Without offering any supporting evidence, a Wall Street Journal editorial claimed that "plenty of data" indicate "high customer satisfaction" with Health Savings Accounts (HSAs), the focal point of President Bush's healthcare plan. But the Employee Benefit Research Institute has found significant levels of dissatisfaction among people covered by the high-deductible, HSA-style plans.
A February 21 Wall Street Journal editorial (subscription required) claimed that "plenty of data" indicate "high customer satisfaction" with Health Savings Accounts (HSAs), the focal point of President Bush's health care plan. The Journal did not provide any such data. But contrary to the Journal's claim, the Employee Benefit Research Institute (EBRI) has found significant levels of dissatisfaction among people covered by the high-deductible, HSA-style plans -- also known as "consumer-driven" health plans -- that form the basis of Bush's health care proposal.
The Bush administration claims that "HSAs allow Americans to save tax-free dollars in accounts to pay for their health care expenses" and are "accompanied by high-deductible comprehensive insurance policies that cover preventive care and larger medical bills." The Journal editorial stated that the plan "combines an insurance policy with a deductible of $1,050 or more with a tax-free savings account to help people pay pre-deductible expenses." The EBRI survey focused on such policies, comparing two categories of health management -- high-deductible health plans (HDHPs), which "have a deductible of at least $1,000 for personal coverage or $2,000 for family coverage" (emphasis added), and consumer-driven health plans (CDHPs), which "had to meet these threshold deductible levels and have a tax-preferred savings account, such as a health savings account or health reimbursement arrangement" -- with comprehensive health plans "with no deductible or a deductible of up to $1,000 for personal coverage or up to $2,000 for family coverage" (emphasis added). The Bush plan is essentially what EBRI describes as a CDHP, requiring a deductible of more than $1,050 and offering tax-free accounts to cover medical expenses.
The EBRI study found that, among those covered by comprehensive health plans, 63 percent were "extremely or very satisfied," while only 42 percent of those covered by CDHPs expressed the same level of satisfaction. Dissatisfaction ranked much higher among those with the Bush-style plan than those enrolled in more traditional, comprehensive plans. Of those enrolled in CDHPs, 26 percent said they were "not satisfied," whereas only 8 percent covered by comprehensive plans were dissatisfied. EBRI also reported that 61 percent of respondents with comprehensive care said they were "extremely or very likely to stay" with their plan if offered the option to change, but only 46 percent of those with CDHPs said they were likely to stay with their plans. Thirty-three percent of those with CDHPs said they were "not likely to stay" with their plans if given the opportunity to switch, compared with only 11 percent of respondents with comprehensive coverage who said they were not likely to stay given the chance to change plans.

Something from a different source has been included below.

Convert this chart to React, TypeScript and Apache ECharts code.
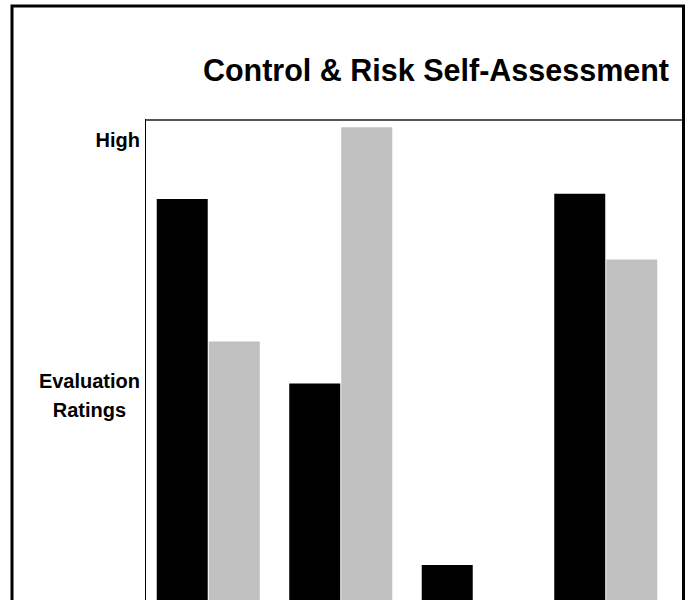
import React, { useEffect, useRef } from "react";
import * as echarts from "echarts";

const categories = ["Area 1", "Area 2", "Area 3", "Area 4"];
const seriesA = [4.42, 2.62, 0.85, 4.47];
const seriesB = [3.03, 5.12, 0, 3.83];
const yLabels: Record<string, string> = { "5": "High", "2.5": "{c|Evaluation}\n{c|Ratings}" };
const titleText = "Control & Risk Self-Assessment";

export default function App() {
  const ref = useRef<HTMLDivElement>(null);
  useEffect(() => {
    if (!ref.current) return;
    const chart = echarts.init(ref.current, null, { renderer: "svg" });
    const font = "'Liberation Sans', Arial, Helvetica, sans-serif";
    chart.setOption({
      animation: false,
      backgroundColor: "#ffffff",
      title: {
        text: titleText,
        right: 16,
        top: 49,
        textStyle: { fontFamily: font, fontWeight: "bold", fontSize: 30.5, color: "#000" },
      },
      grid: { left: 142, top: 119, width: 530, height: 533, containLabel: false, outerBoundsMode: "none" },
      xAxis: {
        type: "category",
        data: categories,
        axisLine: { show: false },
        axisTick: { show: false },
        axisLabel: { show: false },
      },
      yAxis: {
        type: "value",
        min: 0,
        max: 5.2,
        interval: 2.5,
        axisLine: { show: false },
        axisTick: { show: false },
        splitLine: { show: false },
        axisLabel: {
          showMaxLabel: false,
          margin: 2,
          fontFamily: font,
          fontWeight: "bold",
          fontSize: 20,
          color: "#000",
          lineHeight: 29,
          rich: { c: { align: "center", fontFamily: font, fontWeight: "bold", fontSize: 20, color: "#000", lineHeight: 29 } },
          formatter: (v: number) => yLabels[String(v)] ?? "",
        },
      },
      series: [
        { type: "bar", data: seriesA, barWidth: 51, barGap: "2%", itemStyle: { color: "#000000" } },
        { type: "bar", data: seriesB, barWidth: 51, barGap: "2%", itemStyle: { color: "#C0C0C0" } },
      ],
      graphic: [
        { type: "line", shape: { x1: 145, y1: 120, x2: 684, y2: 120 }, style: { stroke: "#555", lineWidth: 2 }, z: 10 },
        { type: "line", shape: { x1: 145.5, y1: 119, x2: 145.5, y2: 700 }, style: { stroke: "#000", lineWidth: 1 }, z: 10 },
        { type: "rect", shape: { x: 12, y: 6, width: 671.5, height: 800 }, style: { fill: "none", stroke: "#000", lineWidth: 3 }, z: 11 },
      ],
    });
    return () => chart.dispose();
  }, []);
  return <div ref={ref} style={{ position: "fixed", left: 0, top: 0, width: 690, height: 600 }} />;
}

The survey also revealed that those with CDHPs were less likely than those in comprehensive plans to seek health care due to cost, especially respondents with an income below $50,000 per year. Of adults with health problems, 40 percent of those in CDHPs said they "have delayed or avoided getting health care due to cost." People enrolled in comprehensive plans were far less likely to delay or avoid seeking care for reasons of cost; only 21 percent with comprehensive coverage said that they had done so. Among those polled with annual incomes below $50,000, the percentages of those delaying or avoiding care for reasons of cost rise to 48 percent of those enrolled in CDHPs and 26 percent with comprehensive care. Overall, 35 percent of people with CDHPs say they have avoided obtaining care because of cost, compared with only 17 percent of those enrolled in a comprehensive plan.
From the February 21 Wall Street Journal editorial:
The centerpiece of his [President Bush's] strategy is the Health Savings Account, which combines an insurance policy with a deductible of $1,050 or more with a tax-free savings account to help people pay pre-deductible expenses. Critics say the relatively high deductible makes HSAs work only for the "healthy and wealthy."
But in fact HSAs are what health insurance would have looked like all along if the employer-insurance tax exemption never existed. That is, insurance for catastrophic illness to prevent destitution but not for routine care. (Think of it this way: What's the deductible on your car insurance?) And with more than three million HSA policies already in existence, there is plenty of data showing high customer satisfaction among policy holders of all ages and incomes.